Pleading with City Council
More than two dozen tenants showed up Tuesday at the New Brighton City Council meeting, many with young children in tow, pleading for assistance and more time to move. Some asked how it can be against the law in Minnesota to shut off the heat in the middle of winter but legal to kick people out of their homes. Council members listened closely for more than an hour.
“I don’t know what we are going to do,” said April Brown, who had just moved into Pike Lake with her two daughters. “What are we supposed to do? I work direct support. I work with people with special needs. I’ve done hospice. I help people take care of their families. I just want New Brighton or someone to help take care of my family because I am scared.”
“This is another example of the rapid loss of affordable housing, with tenants getting summary notices that result in displacement and instability of more families, resulting in higher rent burdens, and potential homelessness,” said Warren Hanson, president and CEO of the Greater Minnesota Housing Fund, in an e-mail.
Fridley-based Qt purchased Pike Lake in December for $5.8 million, according to Ramsey County property records. In 2018, Qt purchased a naturally occurring affordable Osseo housing complex and required residents to vacate many of the 86 units for repair.
Representatives from the tenant advocacy nonprofit HOME Line have been working with Pike Lake residents who are seeking more time and better treatment. Ivory Taylor, HOME Line’s lead organizer, told the New Brighton council that Qt has a history of “questionable” leasing practices and “displacing long-term good tenants.”
“Because of these previous fights, Qt is well aware of the impacts of their actions on community members and they know better ways to operate. The fact that they continue to choose not to, means they are not acting in good faith,” Taylor said.
Several Pike Lake tenants said Qt’s measures are making their remaining days at Pike Lake even more uncomfortable and stressful. Construction crews have started tearing out carpet and walls, they said. Several tenants said Qt had their vehicles towed from the apartment complex’s parking lot after a recent snowfall.
‘Where am I going to go?’
In spring 2018, St. Louis Park became the first city in Minnesota to enact a tenant protection period following the sale of an affordable housing building. New owners are required to pay relocation benefits to tenants who choose to move within three months if the owner increases the rent, rescreens existing residents or fails to renew leases without cause.
Bloomington, Brooklyn Park, Richfield and Golden Valley have passed similar ordinances. Taylor implored the New Brighton council to follow their lead and pass additional tenant protections to prevent the same thing from happening in the future.
Eric Williams, a disabled Army veteran, said that he and his 16-year-old son moved into Pike Lake last year after a bout of homelessness.
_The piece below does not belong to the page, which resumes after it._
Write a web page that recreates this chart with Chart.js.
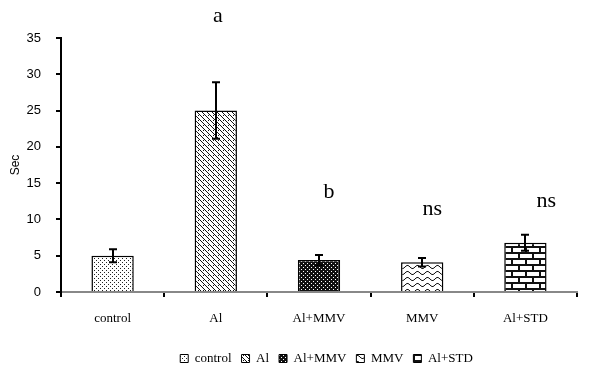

“I don’t have the resources to move,” said Williams, who uses a cane. “Where am I going to go?” He added he was afraid they wouldn’t get back their security deposits.
Brian Grieger, who has lived at Pike Lake for 21 years, told the council that Qt was “just steamrolling our rights. They are just treating us badly.”
“You’ve given us a lot to think about this evening,” said New Brighton Mayor Val Johnson. “You are speaking with five members of the council who really do care. … We need time to process all of this.”
Council Member Graeme Allen, who met with Pike Lake residents a day before the meeting, said he supports consideration of additional tenant protections. More county, state and federal funding also is needed to preserve affordable housing, he said.
“The thing that is disheartening is that in winter you are expecting 100-plus people to relocate with very little options, taking them out of their school district and making it harder for people to live,” he said. He added that he understood the need for reinvestment in aging housing, but that it needed to be done “in relationship to the folks that live there.”
“Hopefully the owner will try to find a solution that is more favorable for the tenants,” Allen said.